### Stated task
Looking at the listing, state how many of its lines contain the string "with". Write only the number.

### Stored data

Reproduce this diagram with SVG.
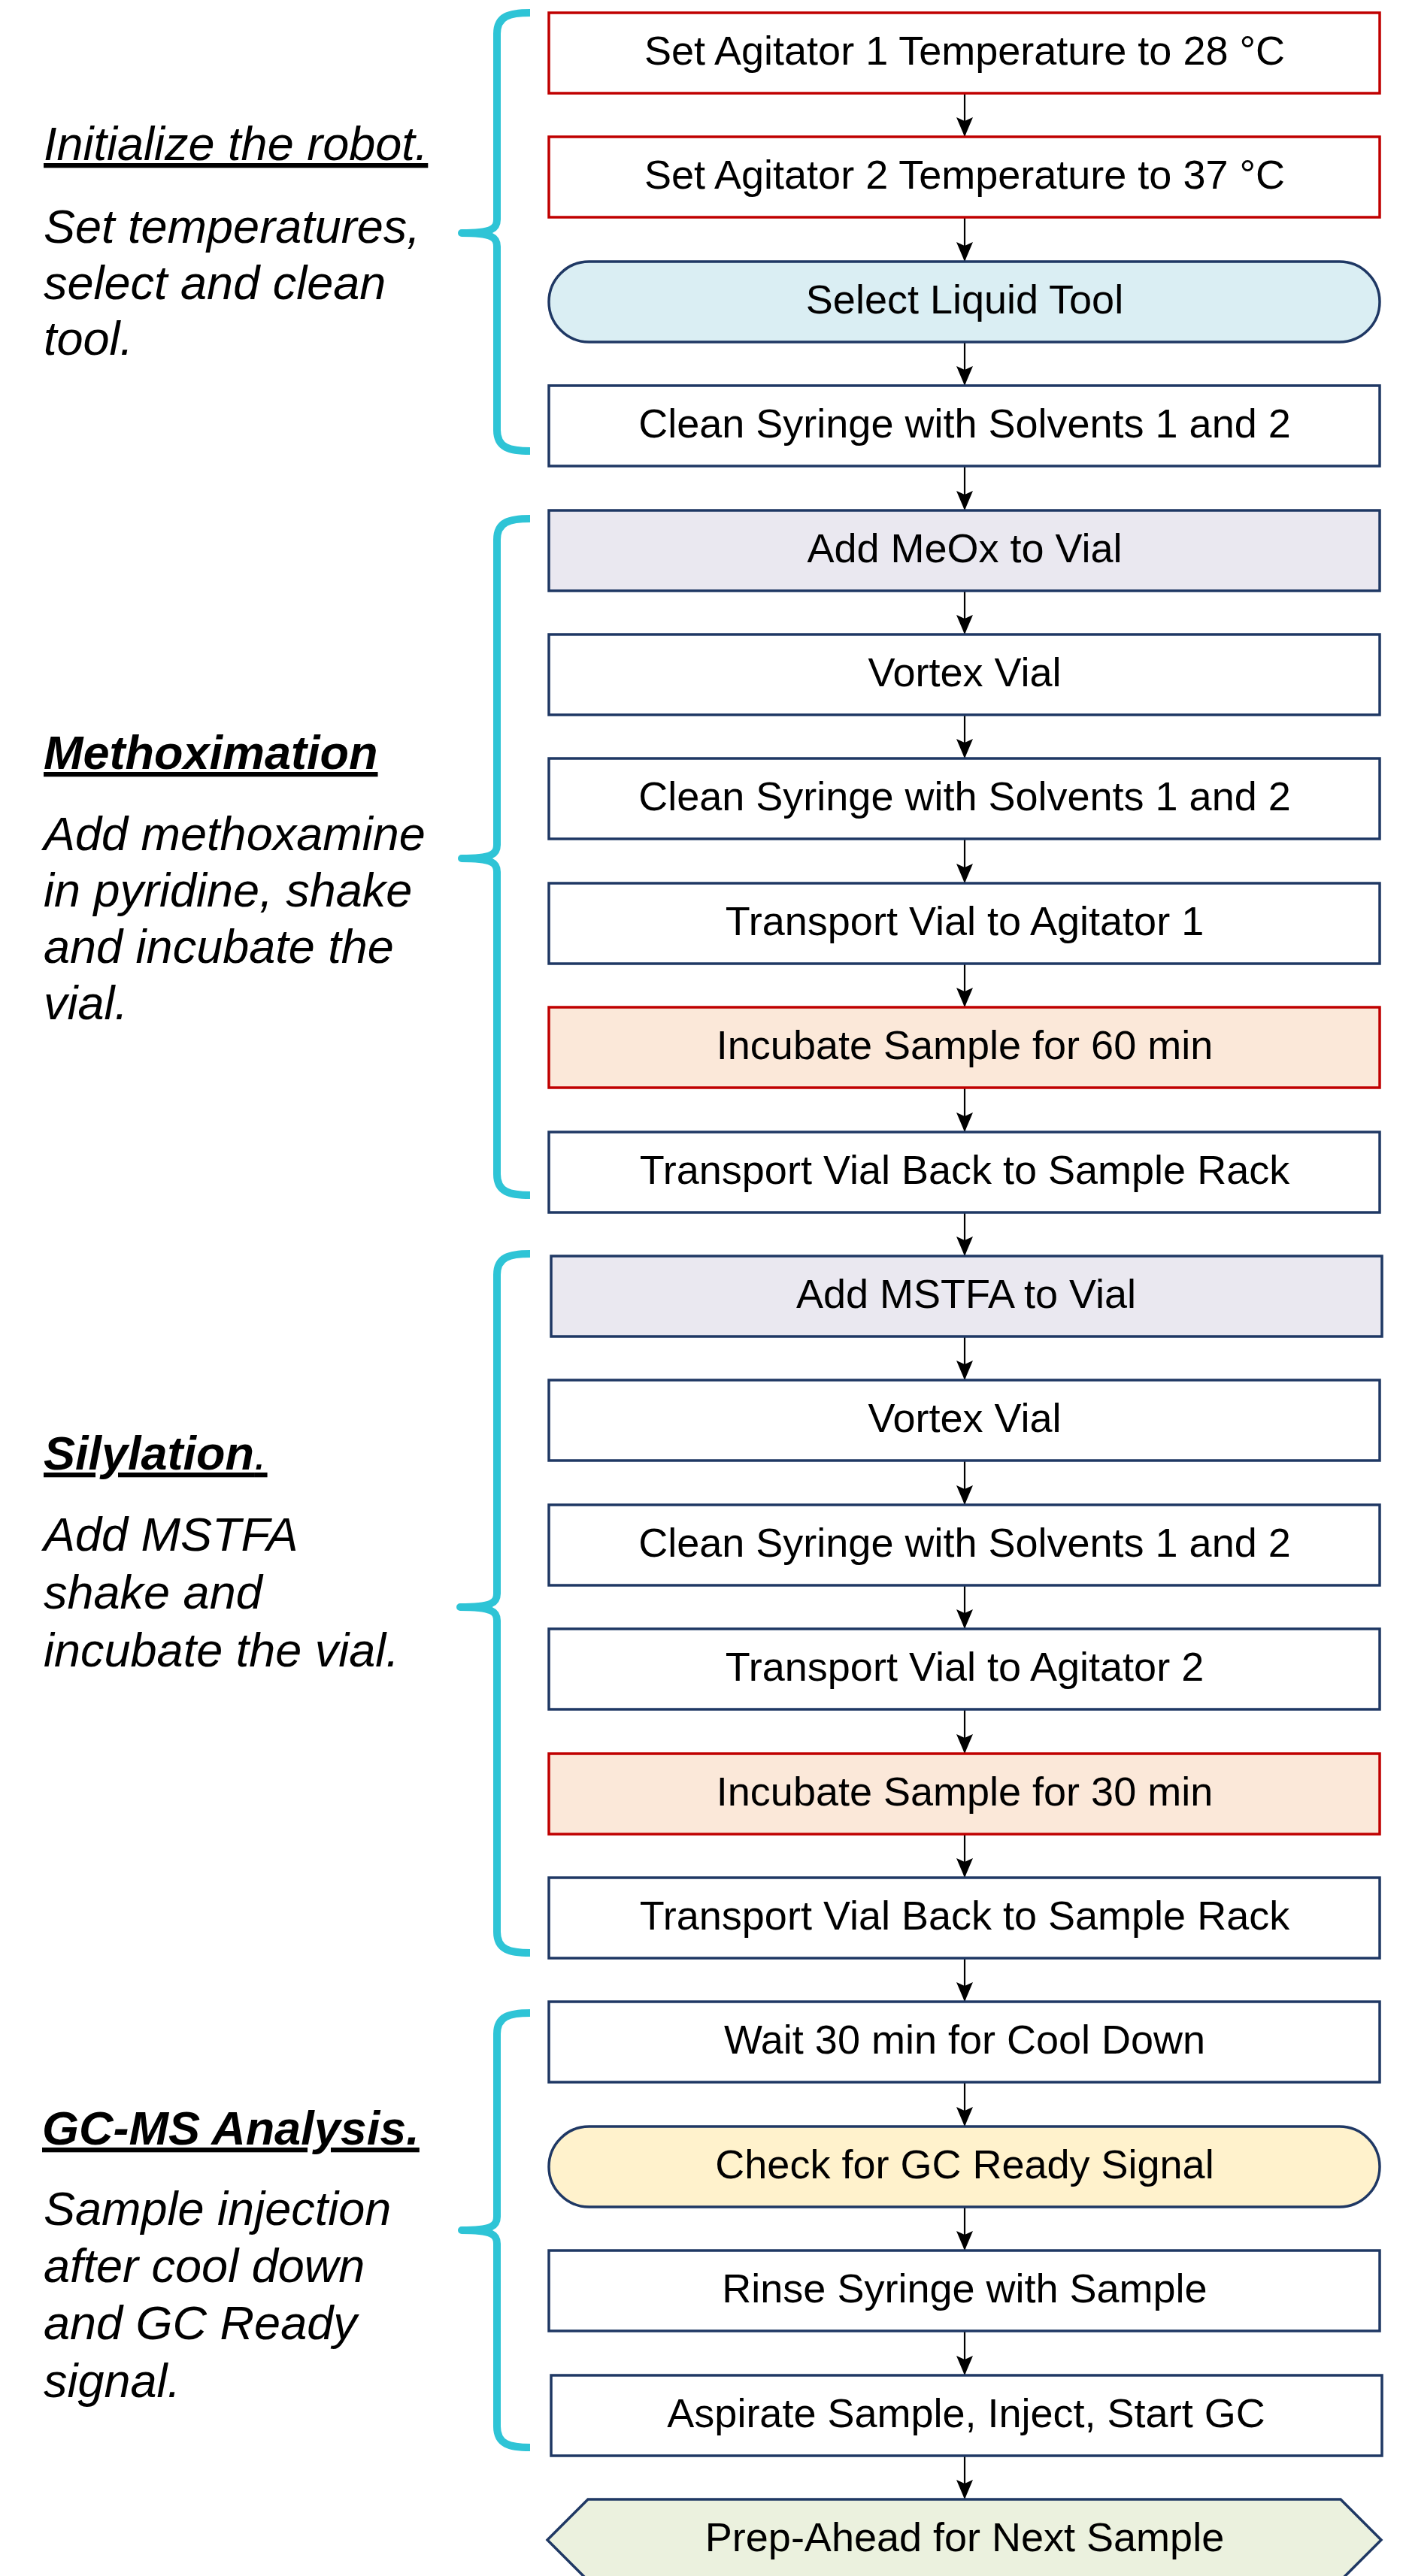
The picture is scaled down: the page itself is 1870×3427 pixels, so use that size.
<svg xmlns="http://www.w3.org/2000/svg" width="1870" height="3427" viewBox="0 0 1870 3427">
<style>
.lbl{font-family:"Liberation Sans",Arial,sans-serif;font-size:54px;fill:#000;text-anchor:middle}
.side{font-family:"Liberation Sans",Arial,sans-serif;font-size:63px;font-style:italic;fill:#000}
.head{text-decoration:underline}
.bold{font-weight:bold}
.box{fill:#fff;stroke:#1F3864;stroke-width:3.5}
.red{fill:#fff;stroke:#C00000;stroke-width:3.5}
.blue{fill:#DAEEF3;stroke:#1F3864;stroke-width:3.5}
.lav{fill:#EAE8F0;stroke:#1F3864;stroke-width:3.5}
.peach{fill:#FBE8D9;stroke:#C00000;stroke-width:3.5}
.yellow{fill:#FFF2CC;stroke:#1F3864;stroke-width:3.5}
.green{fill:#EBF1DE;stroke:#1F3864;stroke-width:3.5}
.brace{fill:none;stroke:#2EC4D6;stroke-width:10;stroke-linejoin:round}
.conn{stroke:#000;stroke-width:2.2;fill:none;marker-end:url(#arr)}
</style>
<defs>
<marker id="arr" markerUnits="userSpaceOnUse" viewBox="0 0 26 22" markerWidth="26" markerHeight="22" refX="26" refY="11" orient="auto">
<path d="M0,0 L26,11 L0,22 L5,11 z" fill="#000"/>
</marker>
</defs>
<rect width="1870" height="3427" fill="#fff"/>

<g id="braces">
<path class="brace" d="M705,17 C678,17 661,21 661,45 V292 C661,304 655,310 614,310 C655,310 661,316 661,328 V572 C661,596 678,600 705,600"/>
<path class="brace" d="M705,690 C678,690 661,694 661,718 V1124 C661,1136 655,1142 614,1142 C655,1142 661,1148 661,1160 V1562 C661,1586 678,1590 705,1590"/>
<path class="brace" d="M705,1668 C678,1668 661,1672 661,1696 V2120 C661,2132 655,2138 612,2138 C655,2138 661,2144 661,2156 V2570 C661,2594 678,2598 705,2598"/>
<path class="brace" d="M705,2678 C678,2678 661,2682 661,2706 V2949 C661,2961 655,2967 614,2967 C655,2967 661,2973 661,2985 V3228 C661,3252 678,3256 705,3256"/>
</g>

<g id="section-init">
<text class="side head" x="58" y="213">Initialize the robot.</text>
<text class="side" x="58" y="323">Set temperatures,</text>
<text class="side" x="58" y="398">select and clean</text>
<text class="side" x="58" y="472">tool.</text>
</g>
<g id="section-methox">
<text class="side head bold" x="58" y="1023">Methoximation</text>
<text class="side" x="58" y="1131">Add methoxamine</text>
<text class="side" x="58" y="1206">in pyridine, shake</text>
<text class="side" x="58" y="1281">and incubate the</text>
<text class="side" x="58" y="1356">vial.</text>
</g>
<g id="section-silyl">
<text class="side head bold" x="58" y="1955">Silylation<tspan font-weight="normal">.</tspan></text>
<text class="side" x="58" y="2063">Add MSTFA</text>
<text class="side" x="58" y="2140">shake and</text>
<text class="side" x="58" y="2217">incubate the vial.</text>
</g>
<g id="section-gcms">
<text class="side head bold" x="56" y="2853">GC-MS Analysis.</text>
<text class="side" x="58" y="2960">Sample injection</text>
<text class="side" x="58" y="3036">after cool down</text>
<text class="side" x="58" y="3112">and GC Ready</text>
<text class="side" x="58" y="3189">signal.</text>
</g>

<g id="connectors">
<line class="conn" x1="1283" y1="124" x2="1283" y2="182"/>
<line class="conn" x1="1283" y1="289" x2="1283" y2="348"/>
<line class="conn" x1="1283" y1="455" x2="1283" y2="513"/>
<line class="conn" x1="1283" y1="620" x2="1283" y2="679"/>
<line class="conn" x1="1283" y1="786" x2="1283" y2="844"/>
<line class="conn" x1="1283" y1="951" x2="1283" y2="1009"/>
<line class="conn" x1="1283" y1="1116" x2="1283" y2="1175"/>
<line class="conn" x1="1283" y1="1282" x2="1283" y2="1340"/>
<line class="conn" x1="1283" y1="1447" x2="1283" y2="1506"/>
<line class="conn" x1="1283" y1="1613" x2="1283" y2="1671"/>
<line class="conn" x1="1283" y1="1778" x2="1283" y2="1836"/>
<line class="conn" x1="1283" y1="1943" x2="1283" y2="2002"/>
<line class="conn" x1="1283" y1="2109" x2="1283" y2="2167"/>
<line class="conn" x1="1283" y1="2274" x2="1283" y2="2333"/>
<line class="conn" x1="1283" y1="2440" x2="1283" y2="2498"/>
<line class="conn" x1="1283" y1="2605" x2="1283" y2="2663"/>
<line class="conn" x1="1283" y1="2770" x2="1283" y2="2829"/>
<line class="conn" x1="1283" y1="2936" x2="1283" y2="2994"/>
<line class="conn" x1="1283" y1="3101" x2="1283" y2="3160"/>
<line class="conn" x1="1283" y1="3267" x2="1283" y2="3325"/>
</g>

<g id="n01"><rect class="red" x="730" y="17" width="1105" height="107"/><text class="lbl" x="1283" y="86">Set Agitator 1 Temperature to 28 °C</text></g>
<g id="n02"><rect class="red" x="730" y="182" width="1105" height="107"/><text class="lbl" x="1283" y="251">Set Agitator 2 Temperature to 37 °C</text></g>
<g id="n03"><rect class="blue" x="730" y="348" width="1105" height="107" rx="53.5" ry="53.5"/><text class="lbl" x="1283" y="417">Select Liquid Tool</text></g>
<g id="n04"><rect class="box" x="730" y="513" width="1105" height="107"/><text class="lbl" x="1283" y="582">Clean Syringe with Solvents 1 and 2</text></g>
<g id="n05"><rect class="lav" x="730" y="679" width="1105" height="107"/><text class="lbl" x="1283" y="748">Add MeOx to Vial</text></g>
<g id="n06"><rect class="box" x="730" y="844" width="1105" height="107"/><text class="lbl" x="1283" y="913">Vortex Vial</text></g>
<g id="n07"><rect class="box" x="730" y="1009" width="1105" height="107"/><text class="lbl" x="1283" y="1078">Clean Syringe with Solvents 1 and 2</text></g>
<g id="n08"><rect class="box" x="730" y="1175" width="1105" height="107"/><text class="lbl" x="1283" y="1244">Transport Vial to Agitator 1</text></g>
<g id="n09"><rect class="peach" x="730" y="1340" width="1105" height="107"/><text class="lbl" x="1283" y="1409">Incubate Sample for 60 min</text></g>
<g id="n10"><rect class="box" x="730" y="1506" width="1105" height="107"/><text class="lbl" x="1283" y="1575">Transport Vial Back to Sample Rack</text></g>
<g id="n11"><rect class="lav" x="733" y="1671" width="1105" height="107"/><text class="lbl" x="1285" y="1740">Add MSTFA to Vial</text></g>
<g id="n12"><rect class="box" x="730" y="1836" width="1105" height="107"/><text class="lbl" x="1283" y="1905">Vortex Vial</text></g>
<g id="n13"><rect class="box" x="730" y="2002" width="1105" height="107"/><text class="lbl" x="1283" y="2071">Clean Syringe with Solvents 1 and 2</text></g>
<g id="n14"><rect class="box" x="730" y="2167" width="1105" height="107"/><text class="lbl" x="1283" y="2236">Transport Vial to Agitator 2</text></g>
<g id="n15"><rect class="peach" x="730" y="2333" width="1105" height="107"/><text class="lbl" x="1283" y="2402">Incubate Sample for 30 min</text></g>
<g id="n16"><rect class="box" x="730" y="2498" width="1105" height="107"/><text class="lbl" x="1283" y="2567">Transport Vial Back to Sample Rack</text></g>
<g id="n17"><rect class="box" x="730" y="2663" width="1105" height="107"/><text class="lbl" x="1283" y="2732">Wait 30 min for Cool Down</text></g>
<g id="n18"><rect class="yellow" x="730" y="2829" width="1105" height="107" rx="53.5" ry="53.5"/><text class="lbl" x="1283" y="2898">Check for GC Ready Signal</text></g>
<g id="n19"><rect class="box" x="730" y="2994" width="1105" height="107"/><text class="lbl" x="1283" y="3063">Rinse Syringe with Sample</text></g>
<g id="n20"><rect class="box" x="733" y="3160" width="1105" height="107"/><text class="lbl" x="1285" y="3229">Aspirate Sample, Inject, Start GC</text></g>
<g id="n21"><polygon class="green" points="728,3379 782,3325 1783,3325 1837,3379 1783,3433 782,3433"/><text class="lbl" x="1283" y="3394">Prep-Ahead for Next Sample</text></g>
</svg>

### Result for this exercise
5